Many of these women had left children and other loved ones behind in their home countries while they tried to make a living with the hope of eventually reuniting. Those hopes were in many cases never realized as a result of the turmoil that they dealt with working in precarious and unsafe conditions.

IWD is also supposed to address the absence of women from the history books. While White women’s history may have been relegated to the margins of the history books, African women’s history is usually in the footnotes or entirely absent. Fortunately, there are books written mostly by African men and women (from the continent and the Diaspora) that document the lives, struggles, triumph and contributions of African women internationally.

In Annette Madden’s book, In Her Footsteps 101 Remarkable Black Women from the Queen of Sheba to Queen Latifah, published in 2000, some of the remarkable women are well known while others are not. This book, which lists 101 African women beginning with Dankness, who lived more than three million years ago in Ethiopia and is considered the first woman in the world according to archeological records, should be required reading.

In many cases when we read of a historic struggle of Africans the names of the women are absent. We may know of the freedom fighters of Haiti who wrested their freedom from brutal French enslavement but most of those names are male. One of the few books where the contribution of women to the Haitian Revolution is mentioned is Haiti: The Breached Citadel, published in 2004 by Haitian historian Patrick Bellegarde-Smith.

One of the women mentioned in Bellegarde-Smith’s book is Cecile Fatiman, who officiated with Boukman at the Vodou ceremony that launched the revolution on August 22, 1791.

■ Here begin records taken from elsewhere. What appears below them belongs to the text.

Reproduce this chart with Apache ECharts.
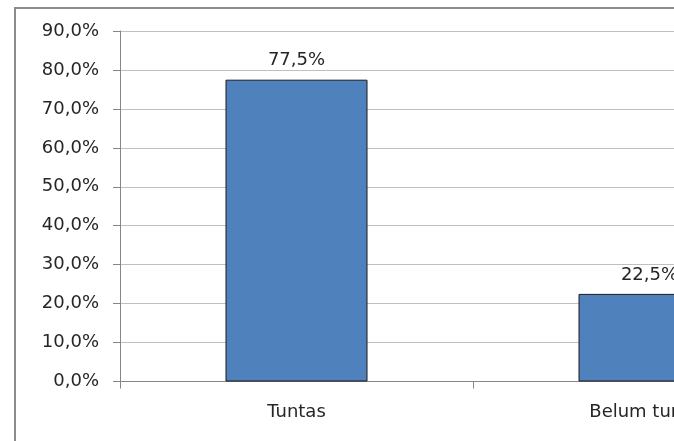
<!DOCTYPE html>
<html>
<head>
<meta charset="utf-8">
<script src="https://cdn.jsdelivr.net/npm/echarts@6/dist/echarts.min.js"></script>
<style>
html,body{margin:0;padding:0;background:#fff;overflow:hidden;}
#chart{position:absolute;left:0;top:0;width:900px;height:441px;}
</style>
</head>
<body>
<div id="chart"></div>
<script>
const categories = ['Tuntas', 'Belum tuntas'];
const values = [77.5, 22.5];
const yMin = 0, yMax = 90, yStep = 10;

function pct(v){ return v.toFixed(1).replace('.', ',') + '%'; }

const chart = echarts.init(document.getElementById('chart'), null, {renderer:'canvas'});
const font = 'DejaVu Sans';
chart.setOption({
  animation: false,
  backgroundColor: '#ffffff',
  graphic: [{
    type: 'rect', silent: true, z: 100,
    shape: {x: 15, y: 8, width: 1200, height: 1000},
    style: {fill: 'none', stroke: '#8c8c8c', lineWidth: 2}
  }],
  grid: {left: 120, top: 31, width: 706, height: 350.5},
  xAxis: {
    type: 'category',
    data: categories,
    boundaryGap: true,
    axisLine: {lineStyle: {color: '#868686', width: 1}},
    axisTick: {show: true, length: 7, alignWithLabel: false, lineStyle: {color: '#868686'}},
    axisLabel: {color: '#262626', fontFamily: font, fontSize: 18, margin: 22}
  },
  yAxis: {
    type: 'value',
    min: yMin, max: yMax, interval: yStep,
    axisLine: {show: true, lineStyle: {color: '#868686', width: 1}},
    axisTick: {show: true, length: 7, lineStyle: {color: '#868686'}},
    axisLabel: {color: '#262626', fontFamily: font, fontSize: 18, margin: 21,
      formatter: function(v){ return pct(v); }},
    splitLine: {show: true, lineStyle: {color: '#c0c0c0', width: 1}}
  },
  series: [{
    type: 'bar',
    data: values,
    barWidth: 142,
    itemStyle: {color: '#4f81bd', borderColor: '#1a1a1a', borderWidth: 1},
    label: {show: true, position: 'top', distance: 10, color: '#262626',
      fontFamily: font, fontSize: 18,
      formatter: function(p){ return pct(p.value); }}
  }]
});
</script>
</body>
</html>
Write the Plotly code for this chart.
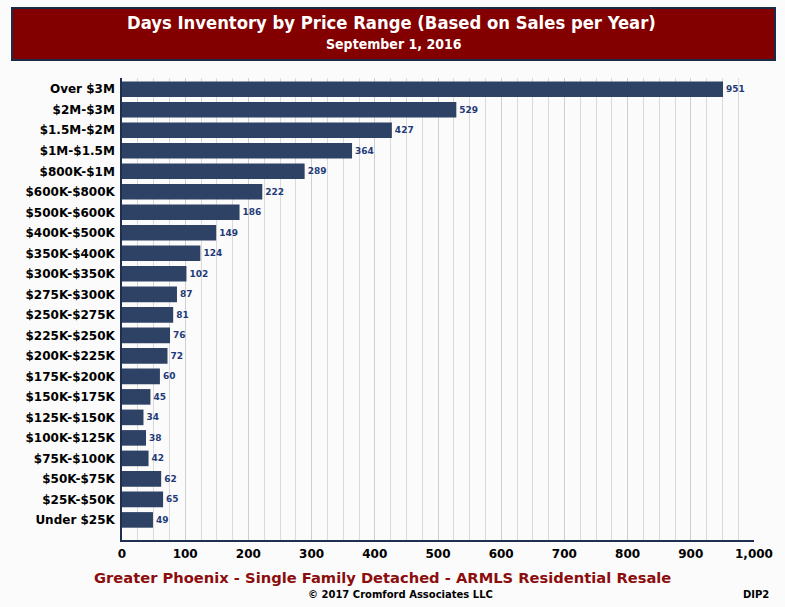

Bellegarde-Smith also writes of Marie-Jean Lamartiniere, who is popularly known as Haiti’s Joan of Arc for fighting at the Battle of La Crete-a-Pierrot of 1802. We need to know the names of these women described in Haiti: The Breached Citadel.

“Other female revolutionaries such as Suzanne Sanite Belaire and Henriette Sainte-Marc demonstrated formidable military prowess until they were captured and executed by the French”.

Professors Dayo Gore, Jeanne Theoharris and Komozi Woodard have collaborated to publish Want to Start a Revolution? Radical Women in the Black Freedom Struggle (2009) where African-American women’s contribution to the Civil Rights, Black Power and feminist movements are at the centre. The women including Shirley Chisholm, Shirley Graham Du Bois, Vicki Garvin, Fannie Lou Hamer, Rosa Parks, Assata Shakur and Johnnie Tilmon are recognized for their activism, bravery and ground-breaking work that contributed to changing the lives of Americans.

There has been a growing movement to include women’s history in the curriculum in Ontario schools. The names of African-Canadian women including Marie-Joseph Angélique, Jean Augustine, Zanana Akande, Rosemary Brown, Lucy Blackburn, Chloe Cooley, Afua Cooper, Viola Desmond, Sherona Hall, Mary Ann Shadd and Carol Ann Wright are all part of that history and their names and contributions must be included to encourage our “future generations of women” to tap into their potential.